• _Work to do_: Quote, without change, all of the lines that follow.

══ Given material ══

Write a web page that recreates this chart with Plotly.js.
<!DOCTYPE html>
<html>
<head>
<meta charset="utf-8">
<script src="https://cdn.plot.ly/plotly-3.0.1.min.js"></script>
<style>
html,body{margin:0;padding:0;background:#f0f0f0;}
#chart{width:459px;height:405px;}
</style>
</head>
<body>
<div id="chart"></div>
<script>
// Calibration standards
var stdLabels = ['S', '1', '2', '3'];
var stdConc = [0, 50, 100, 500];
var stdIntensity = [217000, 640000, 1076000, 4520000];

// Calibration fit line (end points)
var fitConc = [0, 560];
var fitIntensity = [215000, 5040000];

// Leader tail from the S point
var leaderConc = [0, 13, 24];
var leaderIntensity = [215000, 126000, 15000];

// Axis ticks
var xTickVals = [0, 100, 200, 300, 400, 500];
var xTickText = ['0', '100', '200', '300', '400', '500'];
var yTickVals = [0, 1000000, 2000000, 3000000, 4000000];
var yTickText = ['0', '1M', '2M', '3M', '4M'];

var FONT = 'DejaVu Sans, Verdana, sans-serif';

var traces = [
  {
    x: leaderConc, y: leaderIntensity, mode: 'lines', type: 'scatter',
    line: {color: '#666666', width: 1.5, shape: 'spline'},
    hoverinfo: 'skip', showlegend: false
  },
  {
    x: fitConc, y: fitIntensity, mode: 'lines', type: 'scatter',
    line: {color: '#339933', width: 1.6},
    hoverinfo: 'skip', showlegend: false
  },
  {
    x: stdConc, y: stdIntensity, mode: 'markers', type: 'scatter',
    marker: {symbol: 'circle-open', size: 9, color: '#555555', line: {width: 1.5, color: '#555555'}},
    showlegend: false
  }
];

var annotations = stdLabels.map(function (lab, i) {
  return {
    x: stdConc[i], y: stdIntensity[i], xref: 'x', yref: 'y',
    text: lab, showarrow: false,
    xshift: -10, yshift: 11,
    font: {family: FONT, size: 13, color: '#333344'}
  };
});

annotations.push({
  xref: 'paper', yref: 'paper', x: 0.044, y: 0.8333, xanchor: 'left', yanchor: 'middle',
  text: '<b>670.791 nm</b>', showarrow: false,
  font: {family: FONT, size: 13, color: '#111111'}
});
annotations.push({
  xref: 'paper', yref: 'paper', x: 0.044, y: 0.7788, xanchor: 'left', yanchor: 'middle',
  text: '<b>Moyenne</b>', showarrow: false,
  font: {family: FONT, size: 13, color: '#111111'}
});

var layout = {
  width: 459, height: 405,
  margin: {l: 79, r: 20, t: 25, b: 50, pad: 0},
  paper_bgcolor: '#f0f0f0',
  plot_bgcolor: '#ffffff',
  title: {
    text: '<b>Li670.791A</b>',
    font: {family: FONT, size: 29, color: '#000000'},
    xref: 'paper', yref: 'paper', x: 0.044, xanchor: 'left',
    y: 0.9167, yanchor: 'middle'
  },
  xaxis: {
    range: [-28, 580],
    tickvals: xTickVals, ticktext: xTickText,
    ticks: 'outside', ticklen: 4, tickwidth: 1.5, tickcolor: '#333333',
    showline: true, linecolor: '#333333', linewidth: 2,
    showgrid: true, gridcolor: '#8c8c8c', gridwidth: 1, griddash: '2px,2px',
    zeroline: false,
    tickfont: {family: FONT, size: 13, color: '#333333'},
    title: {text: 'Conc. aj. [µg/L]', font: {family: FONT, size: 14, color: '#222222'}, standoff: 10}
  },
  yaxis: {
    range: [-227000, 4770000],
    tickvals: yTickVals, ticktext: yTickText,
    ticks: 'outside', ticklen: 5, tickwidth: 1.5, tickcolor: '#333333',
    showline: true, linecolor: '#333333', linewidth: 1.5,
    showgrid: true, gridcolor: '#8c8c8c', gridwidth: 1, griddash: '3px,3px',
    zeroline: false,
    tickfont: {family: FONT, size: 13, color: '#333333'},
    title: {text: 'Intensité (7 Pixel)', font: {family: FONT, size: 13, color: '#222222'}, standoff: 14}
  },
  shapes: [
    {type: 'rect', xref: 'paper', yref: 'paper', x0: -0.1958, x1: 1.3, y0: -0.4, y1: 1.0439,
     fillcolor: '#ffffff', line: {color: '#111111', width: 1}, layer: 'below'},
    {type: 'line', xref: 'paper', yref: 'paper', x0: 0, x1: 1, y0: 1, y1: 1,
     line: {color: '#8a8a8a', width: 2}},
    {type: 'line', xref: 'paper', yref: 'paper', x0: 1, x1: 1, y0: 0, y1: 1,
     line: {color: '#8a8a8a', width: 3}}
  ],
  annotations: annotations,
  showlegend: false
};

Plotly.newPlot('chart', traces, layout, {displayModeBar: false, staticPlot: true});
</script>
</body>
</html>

═══

• _Result of the exercise_:
Write a web page that recreates this chart with Plotly.js.
<!DOCTYPE html>
<html>
<head>
<meta charset="utf-8">
<script src="https://cdn.plot.ly/plotly-3.0.1.min.js"></script>
<style>
html,body{margin:0;padding:0;background:#f0f0f0;}
#chart{width:459px;height:405px;}
</style>
</head>
<body>
<div id="chart"></div>
<script>
// Calibration standards
var stdLabels = ['S', '1', '2', '3'];
var stdConc = [0, 50, 100, 500];
var stdIntensity = [217000, 640000, 1076000, 4520000];

// Calibration fit line (end points)
var fitConc = [0, 560];
var fitIntensity = [215000, 5040000];

// Leader tail from the S point
var leaderConc = [0, 13, 24];
var leaderIntensity = [215000, 126000, 15000];

// Axis ticks
var xTickVals = [0, 100, 200, 300, 400, 500];
var xTickText = ['0', '100', '200', '300', '400', '500'];
var yTickVals = [0, 1000000, 2000000, 3000000, 4000000];
var yTickText = ['0', '1M', '2M', '3M', '4M'];

var FONT = 'DejaVu Sans, Verdana, sans-serif';

var traces = [
  {
    x: leaderConc, y: leaderIntensity, mode: 'lines', type: 'scatter',
    line: {color: '#666666', width: 1.5, shape: 'spline'},
    hoverinfo: 'skip', showlegend: false
  },
  {
    x: fitConc, y: fitIntensity, mode: 'lines', type: 'scatter',
    line: {color: '#339933', width: 1.6},
    hoverinfo: 'skip', showlegend: false
  },
  {
    x: stdConc, y: stdIntensity, mode: 'markers', type: 'scatter',
    marker: {symbol: 'circle-open', size: 9, color: '#555555', line: {width: 1.5, color: '#555555'}},
    showlegend: false
  }
];

var annotations = stdLabels.map(function (lab, i) {
  return {
    x: stdConc[i], y: stdIntensity[i], xref: 'x', yref: 'y',
    text: lab, showarrow: false,
    xshift: -10, yshift: 11,
    font: {family: FONT, size: 13, color: '#333344'}
  };
});

annotations.push({
  xref: 'paper', yref: 'paper', x: 0.044, y: 0.8333, xanchor: 'left', yanchor: 'middle',
  text: '<b>670.791 nm</b>', showarrow: false,
  font: {family: FONT, size: 13, color: '#111111'}
});
annotations.push({
  xref: 'paper', yref: 'paper', x: 0.044, y: 0.7788, xanchor: 'left', yanchor: 'middle',
  text: '<b>Moyenne</b>', showarrow: false,
  font: {family: FONT, size: 13, color: '#111111'}
});

var layout = {
  width: 459, height: 405,
  margin: {l: 79, r: 20, t: 25, b: 50, pad: 0},
  paper_bgcolor: '#f0f0f0',
  plot_bgcolor: '#ffffff',
  title: {
    text: '<b>Li670.791A</b>',
    font: {family: FONT, size: 29, color: '#000000'},
    xref: 'paper', yref: 'paper', x: 0.044, xanchor: 'left',
    y: 0.9167, yanchor: 'middle'
  },
  xaxis: {
    range: [-28, 580],
    tickvals: xTickVals, ticktext: xTickText,
    ticks: 'outside', ticklen: 4, tickwidth: 1.5, tickcolor: '#333333',
    showline: true, linecolor: '#333333', linewidth: 2,
    showgrid: true, gridcolor: '#8c8c8c', gridwidth: 1, griddash: '2px,2px',
    zeroline: false,
    tickfont: {family: FONT, size: 13, color: '#333333'},
    title: {text: 'Conc. aj. [µg/L]', font: {family: FONT, size: 14, color: '#222222'}, standoff: 10}
  },
  yaxis: {
    range: [-227000, 4770000],
    tickvals: yTickVals, ticktext: yTickText,
    ticks: 'outside', ticklen: 5, tickwidth: 1.5, tickcolor: '#333333',
    showline: true, linecolor: '#333333', linewidth: 1.5,
    showgrid: true, gridcolor: '#8c8c8c', gridwidth: 1, griddash: '3px,3px',
    zeroline: false,
    tickfont: {family: FONT, size: 13, color: '#333333'},
    title: {text: 'Intensité (7 Pixel)', font: {family: FONT, size: 13, color: '#222222'}, standoff: 14}
  },
  shapes: [
    {type: 'rect', xref: 'paper', yref: 'paper', x0: -0.1958, x1: 1.3, y0: -0.4, y1: 1.0439,
     fillcolor: '#ffffff', line: {color: '#111111', width: 1}, layer: 'below'},
    {type: 'line', xref: 'paper', yref: 'paper', x0: 0, x1: 1, y0: 1, y1: 1,
     line: {color: '#8a8a8a', width: 2}},
    {type: 'line', xref: 'paper', yref: 'paper', x0: 1, x1: 1, y0: 0, y1: 1,
     line: {color: '#8a8a8a', width: 3}}
  ],
  annotations: annotations,
  showlegend: false
};

Plotly.newPlot('chart', traces, layout, {displayModeBar: false, staticPlot: true});
</script>
</body>
</html>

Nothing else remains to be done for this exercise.